What you have to do
Open with the line that has "Give me the"; close with the line that has "const tickValues = [25, 50];". Retype those lines exactly, images excluded.

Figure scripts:
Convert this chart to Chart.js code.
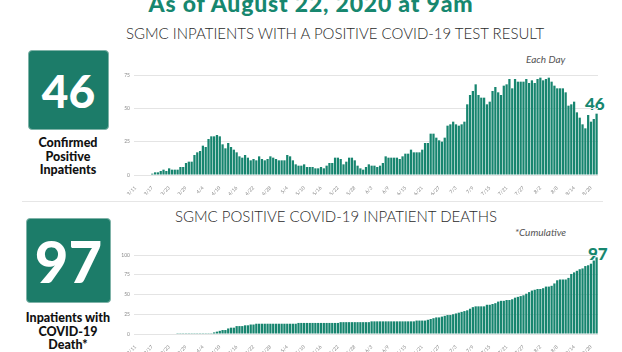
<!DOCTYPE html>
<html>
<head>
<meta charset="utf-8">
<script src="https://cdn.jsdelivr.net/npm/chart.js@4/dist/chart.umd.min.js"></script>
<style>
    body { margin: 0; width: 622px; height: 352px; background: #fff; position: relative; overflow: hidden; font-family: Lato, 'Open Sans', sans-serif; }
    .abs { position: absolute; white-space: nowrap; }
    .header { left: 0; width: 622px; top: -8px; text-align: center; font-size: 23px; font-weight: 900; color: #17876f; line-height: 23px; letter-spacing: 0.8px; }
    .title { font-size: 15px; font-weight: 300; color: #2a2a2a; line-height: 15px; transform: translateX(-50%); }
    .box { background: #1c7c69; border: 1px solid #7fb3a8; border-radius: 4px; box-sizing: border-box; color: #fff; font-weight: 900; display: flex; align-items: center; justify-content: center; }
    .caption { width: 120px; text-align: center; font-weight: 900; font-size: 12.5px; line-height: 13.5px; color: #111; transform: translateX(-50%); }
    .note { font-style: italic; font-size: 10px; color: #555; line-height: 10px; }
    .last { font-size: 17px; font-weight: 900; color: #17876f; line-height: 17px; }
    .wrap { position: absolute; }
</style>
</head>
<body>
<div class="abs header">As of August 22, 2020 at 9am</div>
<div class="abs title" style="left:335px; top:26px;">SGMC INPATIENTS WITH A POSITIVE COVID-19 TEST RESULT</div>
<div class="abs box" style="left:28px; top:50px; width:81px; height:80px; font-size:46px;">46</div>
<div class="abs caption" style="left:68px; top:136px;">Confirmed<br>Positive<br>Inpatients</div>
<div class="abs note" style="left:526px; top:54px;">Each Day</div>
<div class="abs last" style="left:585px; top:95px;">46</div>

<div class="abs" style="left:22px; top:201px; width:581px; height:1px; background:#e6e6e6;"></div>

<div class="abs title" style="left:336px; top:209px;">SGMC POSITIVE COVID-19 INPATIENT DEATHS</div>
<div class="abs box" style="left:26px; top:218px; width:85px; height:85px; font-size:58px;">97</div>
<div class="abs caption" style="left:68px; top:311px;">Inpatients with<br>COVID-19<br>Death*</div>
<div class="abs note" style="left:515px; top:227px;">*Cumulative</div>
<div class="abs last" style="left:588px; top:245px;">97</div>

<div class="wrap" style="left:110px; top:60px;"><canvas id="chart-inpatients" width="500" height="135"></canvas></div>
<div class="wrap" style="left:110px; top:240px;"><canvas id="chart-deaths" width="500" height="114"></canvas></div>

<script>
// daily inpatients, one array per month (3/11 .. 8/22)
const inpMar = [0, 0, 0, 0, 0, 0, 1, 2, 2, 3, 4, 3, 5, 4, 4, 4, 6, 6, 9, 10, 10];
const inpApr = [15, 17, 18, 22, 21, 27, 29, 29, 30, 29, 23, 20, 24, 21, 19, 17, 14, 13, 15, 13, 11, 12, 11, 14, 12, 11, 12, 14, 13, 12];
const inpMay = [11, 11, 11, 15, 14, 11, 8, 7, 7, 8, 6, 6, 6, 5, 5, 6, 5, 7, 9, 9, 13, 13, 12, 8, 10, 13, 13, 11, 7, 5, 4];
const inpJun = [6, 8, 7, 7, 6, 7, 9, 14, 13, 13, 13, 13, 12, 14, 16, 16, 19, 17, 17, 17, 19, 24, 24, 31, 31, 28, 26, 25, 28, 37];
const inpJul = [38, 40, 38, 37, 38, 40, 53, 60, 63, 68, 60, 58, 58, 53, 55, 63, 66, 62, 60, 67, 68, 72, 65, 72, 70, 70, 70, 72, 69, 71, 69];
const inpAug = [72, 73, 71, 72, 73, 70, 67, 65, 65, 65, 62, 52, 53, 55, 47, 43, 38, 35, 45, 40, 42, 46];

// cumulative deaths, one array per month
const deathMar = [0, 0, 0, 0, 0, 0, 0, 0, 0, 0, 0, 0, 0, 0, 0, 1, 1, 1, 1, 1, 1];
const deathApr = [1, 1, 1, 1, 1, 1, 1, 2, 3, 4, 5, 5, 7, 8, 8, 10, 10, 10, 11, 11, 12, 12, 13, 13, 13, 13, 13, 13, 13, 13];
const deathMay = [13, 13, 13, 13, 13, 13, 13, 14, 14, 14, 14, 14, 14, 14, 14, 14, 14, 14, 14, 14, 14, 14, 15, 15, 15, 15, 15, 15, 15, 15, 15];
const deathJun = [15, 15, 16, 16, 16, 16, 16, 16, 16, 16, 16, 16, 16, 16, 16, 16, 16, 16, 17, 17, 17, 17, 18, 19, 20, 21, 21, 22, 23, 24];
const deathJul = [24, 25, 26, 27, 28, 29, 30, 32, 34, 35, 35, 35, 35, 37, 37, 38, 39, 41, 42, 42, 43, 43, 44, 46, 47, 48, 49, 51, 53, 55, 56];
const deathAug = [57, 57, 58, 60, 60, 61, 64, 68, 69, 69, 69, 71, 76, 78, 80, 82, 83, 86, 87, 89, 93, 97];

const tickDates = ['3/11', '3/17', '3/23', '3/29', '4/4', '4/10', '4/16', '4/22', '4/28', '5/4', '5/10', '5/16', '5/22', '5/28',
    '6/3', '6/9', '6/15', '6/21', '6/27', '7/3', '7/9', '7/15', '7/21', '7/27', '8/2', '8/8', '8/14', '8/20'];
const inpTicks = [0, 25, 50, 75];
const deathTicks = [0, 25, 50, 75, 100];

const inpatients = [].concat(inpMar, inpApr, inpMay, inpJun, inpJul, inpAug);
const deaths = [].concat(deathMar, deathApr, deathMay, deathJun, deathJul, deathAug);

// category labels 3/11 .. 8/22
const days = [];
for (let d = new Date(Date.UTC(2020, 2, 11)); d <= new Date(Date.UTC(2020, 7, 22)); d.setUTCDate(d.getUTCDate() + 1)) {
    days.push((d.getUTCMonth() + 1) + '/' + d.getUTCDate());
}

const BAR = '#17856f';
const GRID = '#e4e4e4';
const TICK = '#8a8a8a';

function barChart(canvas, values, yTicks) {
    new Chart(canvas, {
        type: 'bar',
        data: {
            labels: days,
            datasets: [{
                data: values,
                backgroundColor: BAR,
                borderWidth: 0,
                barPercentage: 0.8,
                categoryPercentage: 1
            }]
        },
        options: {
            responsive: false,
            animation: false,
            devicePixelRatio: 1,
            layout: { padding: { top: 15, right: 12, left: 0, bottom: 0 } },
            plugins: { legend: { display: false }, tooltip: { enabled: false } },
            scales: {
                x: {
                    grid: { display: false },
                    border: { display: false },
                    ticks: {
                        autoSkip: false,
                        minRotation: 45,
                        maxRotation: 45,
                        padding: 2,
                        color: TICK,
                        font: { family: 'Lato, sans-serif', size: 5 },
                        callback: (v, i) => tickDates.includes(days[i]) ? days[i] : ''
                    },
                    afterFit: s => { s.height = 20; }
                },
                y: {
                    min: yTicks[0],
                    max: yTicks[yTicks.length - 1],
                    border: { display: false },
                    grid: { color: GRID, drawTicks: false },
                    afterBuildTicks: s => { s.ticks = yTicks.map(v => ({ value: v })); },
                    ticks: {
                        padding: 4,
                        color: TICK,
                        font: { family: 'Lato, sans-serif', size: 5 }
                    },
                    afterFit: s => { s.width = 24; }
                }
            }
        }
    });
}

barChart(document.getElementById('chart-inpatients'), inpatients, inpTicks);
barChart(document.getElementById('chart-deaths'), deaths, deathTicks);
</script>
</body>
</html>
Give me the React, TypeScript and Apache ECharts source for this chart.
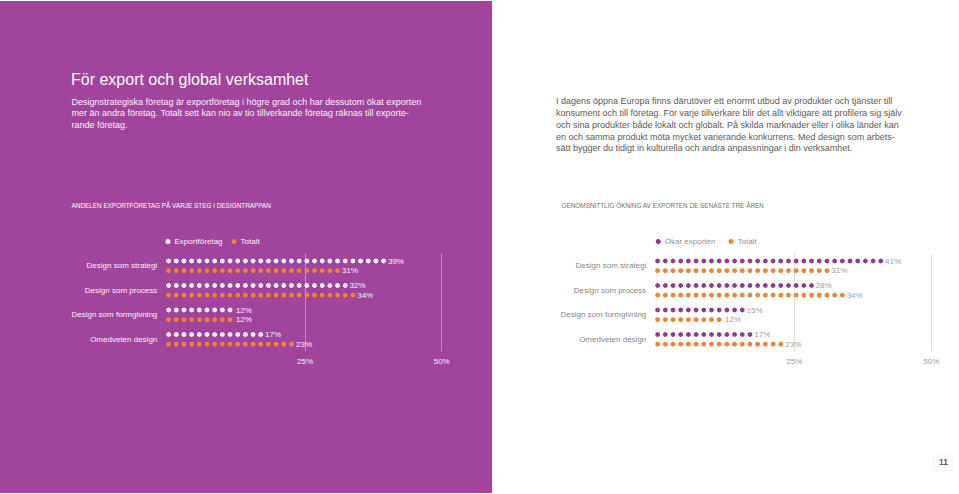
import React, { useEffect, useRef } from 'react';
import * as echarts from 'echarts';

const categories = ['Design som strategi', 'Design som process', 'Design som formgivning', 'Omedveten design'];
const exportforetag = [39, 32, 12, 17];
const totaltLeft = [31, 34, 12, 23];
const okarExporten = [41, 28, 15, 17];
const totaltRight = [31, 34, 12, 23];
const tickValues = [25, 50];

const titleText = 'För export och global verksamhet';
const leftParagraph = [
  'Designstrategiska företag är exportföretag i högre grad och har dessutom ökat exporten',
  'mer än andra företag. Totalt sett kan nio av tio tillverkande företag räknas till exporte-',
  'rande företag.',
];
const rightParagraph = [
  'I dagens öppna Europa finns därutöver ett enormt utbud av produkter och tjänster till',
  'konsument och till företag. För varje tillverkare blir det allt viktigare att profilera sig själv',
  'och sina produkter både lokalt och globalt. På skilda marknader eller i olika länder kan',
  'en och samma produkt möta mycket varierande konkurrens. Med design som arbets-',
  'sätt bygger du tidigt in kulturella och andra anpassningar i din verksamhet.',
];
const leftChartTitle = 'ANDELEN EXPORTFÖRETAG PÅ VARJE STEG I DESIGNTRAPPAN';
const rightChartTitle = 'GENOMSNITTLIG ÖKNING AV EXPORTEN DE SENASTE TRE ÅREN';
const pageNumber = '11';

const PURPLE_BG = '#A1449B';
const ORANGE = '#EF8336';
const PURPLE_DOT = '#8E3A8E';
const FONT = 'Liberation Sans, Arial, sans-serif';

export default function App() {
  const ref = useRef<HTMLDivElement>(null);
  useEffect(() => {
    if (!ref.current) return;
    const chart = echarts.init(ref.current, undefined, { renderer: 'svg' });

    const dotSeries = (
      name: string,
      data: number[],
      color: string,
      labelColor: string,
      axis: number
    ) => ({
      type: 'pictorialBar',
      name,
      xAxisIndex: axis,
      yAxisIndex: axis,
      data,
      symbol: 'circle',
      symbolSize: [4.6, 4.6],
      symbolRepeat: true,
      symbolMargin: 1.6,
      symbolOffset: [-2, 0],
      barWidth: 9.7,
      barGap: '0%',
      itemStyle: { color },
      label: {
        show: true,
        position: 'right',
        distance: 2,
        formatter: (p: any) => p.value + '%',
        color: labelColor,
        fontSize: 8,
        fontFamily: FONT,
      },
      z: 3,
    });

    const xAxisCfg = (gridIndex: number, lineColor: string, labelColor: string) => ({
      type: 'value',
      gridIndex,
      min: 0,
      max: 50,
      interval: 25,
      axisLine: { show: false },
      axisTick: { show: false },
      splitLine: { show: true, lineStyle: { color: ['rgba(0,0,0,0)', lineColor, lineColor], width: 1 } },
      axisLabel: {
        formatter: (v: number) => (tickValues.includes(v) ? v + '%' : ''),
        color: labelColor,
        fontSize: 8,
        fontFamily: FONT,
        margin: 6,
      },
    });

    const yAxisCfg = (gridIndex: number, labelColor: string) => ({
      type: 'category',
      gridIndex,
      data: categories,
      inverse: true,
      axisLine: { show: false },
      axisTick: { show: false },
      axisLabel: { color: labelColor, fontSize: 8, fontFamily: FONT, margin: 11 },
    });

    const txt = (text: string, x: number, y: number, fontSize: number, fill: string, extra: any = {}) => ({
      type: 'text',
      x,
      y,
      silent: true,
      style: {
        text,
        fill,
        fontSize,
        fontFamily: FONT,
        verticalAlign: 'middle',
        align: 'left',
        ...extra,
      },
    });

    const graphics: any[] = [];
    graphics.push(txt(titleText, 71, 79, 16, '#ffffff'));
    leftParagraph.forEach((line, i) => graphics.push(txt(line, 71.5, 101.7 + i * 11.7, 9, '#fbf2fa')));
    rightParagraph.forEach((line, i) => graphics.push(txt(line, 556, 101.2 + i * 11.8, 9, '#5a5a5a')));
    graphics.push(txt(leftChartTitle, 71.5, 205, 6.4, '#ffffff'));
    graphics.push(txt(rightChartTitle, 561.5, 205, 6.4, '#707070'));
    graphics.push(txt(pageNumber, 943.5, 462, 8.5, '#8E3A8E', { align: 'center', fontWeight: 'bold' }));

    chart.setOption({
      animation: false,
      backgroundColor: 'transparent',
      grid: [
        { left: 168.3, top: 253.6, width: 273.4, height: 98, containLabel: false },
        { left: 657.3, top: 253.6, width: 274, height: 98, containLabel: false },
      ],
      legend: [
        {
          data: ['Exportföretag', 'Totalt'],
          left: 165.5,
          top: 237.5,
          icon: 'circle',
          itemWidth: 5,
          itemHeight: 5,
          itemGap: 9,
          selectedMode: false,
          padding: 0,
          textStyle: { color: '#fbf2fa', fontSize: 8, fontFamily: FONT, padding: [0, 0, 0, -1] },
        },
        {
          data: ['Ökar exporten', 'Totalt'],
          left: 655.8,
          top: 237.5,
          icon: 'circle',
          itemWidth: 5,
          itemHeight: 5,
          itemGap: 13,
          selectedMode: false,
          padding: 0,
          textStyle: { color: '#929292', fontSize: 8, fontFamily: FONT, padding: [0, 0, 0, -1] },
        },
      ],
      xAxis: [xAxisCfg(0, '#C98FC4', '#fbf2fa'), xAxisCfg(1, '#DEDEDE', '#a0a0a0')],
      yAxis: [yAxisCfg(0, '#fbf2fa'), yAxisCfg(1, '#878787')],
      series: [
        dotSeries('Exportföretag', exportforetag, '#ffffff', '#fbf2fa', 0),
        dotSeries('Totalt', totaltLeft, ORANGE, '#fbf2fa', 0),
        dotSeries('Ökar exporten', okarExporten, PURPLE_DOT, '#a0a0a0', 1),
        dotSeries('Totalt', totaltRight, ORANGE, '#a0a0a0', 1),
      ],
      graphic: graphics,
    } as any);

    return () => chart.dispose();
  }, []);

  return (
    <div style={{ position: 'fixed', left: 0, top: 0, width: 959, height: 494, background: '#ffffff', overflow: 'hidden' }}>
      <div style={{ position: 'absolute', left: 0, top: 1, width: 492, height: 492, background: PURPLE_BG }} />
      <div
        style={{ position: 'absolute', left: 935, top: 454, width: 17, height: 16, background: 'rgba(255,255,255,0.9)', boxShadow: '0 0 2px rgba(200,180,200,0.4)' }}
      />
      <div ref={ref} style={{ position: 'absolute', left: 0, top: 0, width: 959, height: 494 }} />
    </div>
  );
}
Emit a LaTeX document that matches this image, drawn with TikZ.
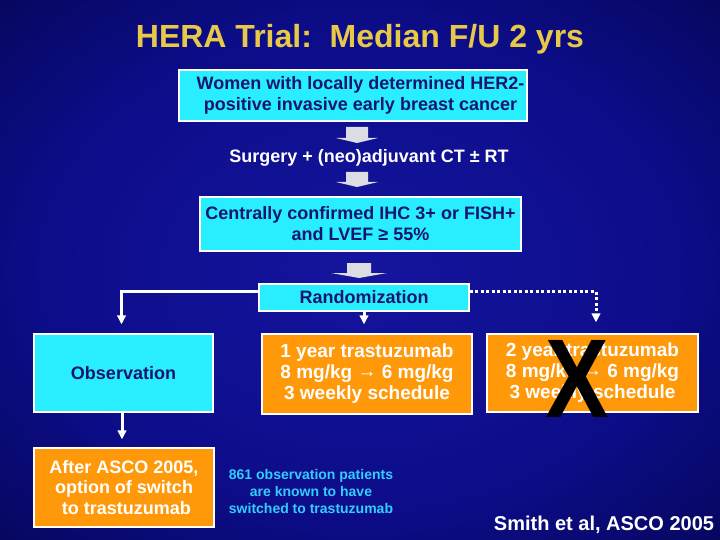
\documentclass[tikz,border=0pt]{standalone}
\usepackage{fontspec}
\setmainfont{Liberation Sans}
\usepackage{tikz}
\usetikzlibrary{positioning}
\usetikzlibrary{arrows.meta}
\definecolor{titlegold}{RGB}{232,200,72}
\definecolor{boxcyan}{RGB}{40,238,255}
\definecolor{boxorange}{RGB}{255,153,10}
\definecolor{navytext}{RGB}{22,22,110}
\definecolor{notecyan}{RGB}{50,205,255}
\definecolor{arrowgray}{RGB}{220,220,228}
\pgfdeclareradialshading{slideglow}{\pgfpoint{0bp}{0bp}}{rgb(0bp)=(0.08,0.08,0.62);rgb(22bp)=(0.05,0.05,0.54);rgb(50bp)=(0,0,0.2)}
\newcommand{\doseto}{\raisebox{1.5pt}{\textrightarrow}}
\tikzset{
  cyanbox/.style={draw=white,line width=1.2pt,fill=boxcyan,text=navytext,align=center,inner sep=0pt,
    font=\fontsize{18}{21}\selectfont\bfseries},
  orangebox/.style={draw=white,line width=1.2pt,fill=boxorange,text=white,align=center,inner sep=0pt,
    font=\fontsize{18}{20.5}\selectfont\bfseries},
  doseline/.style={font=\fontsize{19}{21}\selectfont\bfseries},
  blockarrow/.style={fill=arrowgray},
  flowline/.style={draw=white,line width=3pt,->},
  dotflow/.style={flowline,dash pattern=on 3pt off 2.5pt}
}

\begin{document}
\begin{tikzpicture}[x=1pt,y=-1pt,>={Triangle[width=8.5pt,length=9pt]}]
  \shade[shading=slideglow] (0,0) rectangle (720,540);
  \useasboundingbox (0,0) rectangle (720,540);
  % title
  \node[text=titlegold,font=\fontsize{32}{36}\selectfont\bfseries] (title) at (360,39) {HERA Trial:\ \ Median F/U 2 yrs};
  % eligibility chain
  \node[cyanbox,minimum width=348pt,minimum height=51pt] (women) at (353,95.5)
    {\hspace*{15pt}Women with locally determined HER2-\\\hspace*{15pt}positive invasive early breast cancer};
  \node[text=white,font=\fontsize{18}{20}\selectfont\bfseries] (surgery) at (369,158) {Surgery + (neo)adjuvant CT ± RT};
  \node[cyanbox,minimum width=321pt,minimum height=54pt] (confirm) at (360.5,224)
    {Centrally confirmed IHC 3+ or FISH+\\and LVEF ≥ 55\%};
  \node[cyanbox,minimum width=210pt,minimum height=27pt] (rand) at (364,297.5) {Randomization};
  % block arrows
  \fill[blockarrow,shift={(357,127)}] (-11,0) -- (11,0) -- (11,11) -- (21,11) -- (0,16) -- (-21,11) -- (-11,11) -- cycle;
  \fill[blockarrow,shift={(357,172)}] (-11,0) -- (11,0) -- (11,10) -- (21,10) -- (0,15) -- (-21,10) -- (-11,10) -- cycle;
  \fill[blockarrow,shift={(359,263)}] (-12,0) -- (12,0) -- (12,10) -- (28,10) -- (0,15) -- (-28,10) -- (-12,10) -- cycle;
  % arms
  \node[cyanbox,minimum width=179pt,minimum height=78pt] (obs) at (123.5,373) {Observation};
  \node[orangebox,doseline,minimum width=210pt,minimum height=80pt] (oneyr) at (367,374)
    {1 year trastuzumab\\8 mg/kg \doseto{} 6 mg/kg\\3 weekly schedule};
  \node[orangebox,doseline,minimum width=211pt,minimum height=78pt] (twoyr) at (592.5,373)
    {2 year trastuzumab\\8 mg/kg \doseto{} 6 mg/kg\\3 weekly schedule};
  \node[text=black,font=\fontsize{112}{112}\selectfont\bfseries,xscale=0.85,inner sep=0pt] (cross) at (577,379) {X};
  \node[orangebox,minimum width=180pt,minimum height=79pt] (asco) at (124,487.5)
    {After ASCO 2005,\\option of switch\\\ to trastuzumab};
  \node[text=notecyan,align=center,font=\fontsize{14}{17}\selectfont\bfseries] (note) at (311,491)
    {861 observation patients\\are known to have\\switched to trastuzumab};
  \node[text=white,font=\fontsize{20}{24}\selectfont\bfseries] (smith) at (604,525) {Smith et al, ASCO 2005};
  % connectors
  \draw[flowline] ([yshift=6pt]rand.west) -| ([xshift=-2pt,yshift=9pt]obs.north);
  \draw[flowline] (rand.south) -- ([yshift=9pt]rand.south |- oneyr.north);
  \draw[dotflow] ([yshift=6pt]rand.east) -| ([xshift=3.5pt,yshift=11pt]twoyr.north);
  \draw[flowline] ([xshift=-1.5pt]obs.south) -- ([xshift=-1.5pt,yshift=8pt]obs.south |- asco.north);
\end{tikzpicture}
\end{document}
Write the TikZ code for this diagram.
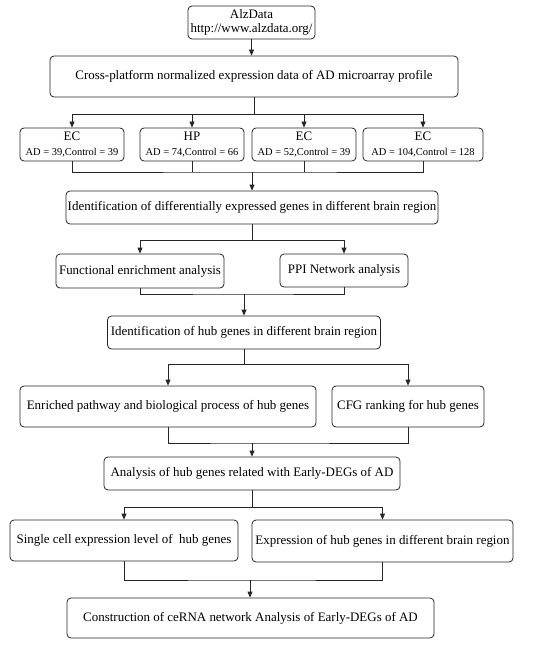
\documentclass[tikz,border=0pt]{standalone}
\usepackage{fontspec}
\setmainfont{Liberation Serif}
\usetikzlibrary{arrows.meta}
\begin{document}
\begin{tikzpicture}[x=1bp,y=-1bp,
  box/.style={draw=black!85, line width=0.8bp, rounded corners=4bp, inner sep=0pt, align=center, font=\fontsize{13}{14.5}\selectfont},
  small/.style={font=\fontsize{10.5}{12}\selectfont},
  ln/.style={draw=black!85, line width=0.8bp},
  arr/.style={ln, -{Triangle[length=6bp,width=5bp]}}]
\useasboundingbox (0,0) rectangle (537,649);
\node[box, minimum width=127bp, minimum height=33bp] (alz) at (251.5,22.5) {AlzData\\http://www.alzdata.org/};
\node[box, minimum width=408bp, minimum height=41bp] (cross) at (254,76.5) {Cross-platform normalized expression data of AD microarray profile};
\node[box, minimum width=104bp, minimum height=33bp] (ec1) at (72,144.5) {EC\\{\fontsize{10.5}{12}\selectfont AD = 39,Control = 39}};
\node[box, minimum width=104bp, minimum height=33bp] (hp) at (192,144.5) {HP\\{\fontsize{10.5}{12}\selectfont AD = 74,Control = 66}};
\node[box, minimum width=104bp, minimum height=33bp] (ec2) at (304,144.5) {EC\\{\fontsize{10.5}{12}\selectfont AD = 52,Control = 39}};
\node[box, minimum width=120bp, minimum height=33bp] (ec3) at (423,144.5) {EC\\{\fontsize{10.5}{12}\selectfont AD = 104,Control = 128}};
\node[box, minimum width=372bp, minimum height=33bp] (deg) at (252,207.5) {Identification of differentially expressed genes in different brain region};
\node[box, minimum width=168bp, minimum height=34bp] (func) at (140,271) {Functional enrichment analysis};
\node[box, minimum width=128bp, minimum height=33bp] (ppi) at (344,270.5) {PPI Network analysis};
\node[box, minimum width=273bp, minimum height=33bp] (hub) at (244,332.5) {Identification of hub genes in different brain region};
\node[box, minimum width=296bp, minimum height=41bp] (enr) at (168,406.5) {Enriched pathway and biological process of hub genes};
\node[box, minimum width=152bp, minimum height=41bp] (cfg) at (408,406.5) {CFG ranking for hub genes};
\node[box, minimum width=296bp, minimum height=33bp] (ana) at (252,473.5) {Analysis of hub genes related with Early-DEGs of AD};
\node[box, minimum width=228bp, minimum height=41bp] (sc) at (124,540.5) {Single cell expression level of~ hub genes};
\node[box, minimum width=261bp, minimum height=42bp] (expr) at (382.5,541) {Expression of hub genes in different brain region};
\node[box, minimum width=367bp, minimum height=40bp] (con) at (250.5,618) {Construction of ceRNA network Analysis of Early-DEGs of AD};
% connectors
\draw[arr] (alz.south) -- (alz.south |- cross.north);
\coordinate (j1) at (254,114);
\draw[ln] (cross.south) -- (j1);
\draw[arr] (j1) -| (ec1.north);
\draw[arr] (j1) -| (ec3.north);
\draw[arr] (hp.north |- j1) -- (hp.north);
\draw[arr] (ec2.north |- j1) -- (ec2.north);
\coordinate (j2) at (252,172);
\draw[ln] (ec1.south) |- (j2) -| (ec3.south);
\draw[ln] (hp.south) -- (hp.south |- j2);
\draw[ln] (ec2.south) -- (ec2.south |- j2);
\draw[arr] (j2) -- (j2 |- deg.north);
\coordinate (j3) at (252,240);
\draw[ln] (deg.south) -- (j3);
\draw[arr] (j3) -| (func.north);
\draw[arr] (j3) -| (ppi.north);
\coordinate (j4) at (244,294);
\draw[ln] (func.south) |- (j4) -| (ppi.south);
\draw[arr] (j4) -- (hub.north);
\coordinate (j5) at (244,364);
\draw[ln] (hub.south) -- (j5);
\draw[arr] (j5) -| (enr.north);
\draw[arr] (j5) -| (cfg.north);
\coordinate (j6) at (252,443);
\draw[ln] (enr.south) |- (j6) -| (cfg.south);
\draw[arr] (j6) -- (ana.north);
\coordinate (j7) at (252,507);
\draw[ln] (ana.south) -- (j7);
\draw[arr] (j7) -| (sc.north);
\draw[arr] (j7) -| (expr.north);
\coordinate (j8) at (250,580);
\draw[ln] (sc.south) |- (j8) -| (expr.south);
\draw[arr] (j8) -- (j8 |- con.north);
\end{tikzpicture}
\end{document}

Exercise answer
Give me the React, TypeScript and Apache ECharts source for this chart.
import React, { useEffect, useRef } from 'react';
import * as echarts from 'echarts';

const categories = ['Design som strategi', 'Design som process', 'Design som formgivning', 'Omedveten design'];
const exportforetag = [39, 32, 12, 17];
const totaltLeft = [31, 34, 12, 23];
const okarExporten = [41, 28, 15, 17];
const totaltRight = [31, 34, 12, 23];
const tickValues = [25, 50];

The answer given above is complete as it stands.